Robert M. Wachter, MD is Professor and Associate Chairman of the Department of Medicine at the University of California, San Francisco, where he holds the Lynne and Marc Benioff Endowed Chair in Hospital Medicine. He is also Chief of the Division of Hospital Medicine, and Chief of the Medical Service at UCSF Medical Center. He has published 200 articles and 6 books in the fields of quality, safety, and health policy. He coined the term “hospitalist” in a 1996 New England Journal of Medicine article, served as the first elected president of the Society of Hospital Medicine, and edits the field’s main textbook. He is generally considered the academic leader of the hospitalist movement, the fastest growing specialty in the history of modern medicine.

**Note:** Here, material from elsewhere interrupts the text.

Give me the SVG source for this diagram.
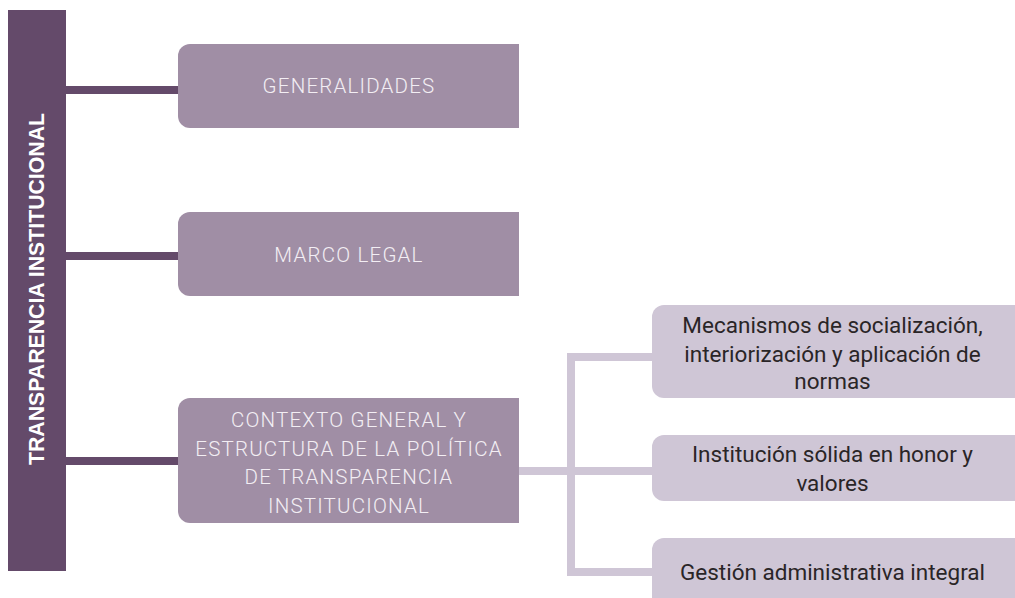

He is also a national leader in the fields of patient safety and healthcare quality. He is editor of AHRQ WebM&M (http://webmm.ahrq.gov), a case-based patient safety journal on the Web, and AHRQ Patient Safety Network (http://psnet.ahrq.gov), the leading federal patient safety portal. Together, the sites receive two million visitors a year. His book, Internal Bleeding: The Truth Behind America’s Terrifying Epidemic of Medical Mistakes, has been a national bestseller, and his new book, Understanding Patient Safety, will be published by McGraw-Hill in late 2007. Dr. Wachter has discussed patient safety and quality on Good Morning America, PBS’s NewsHour, Imus in the Morning, CNN’s American Morning, CBS Sunday Morning, and The Big Idea with Donny Deutsch, and been quoted in virtually every major newspaper and newsmagazine. He received one of the 2004 John M. Eisenberg Awards, the nation’s top honor in patient safety.
In 2005, Modern Physician magazine named him one of the 30 most influential physician-executives in the United States. He is a member of the Board of Directors of the American Board of Internal Medicine and is on the healthcare advisory boards of several companies, including Google.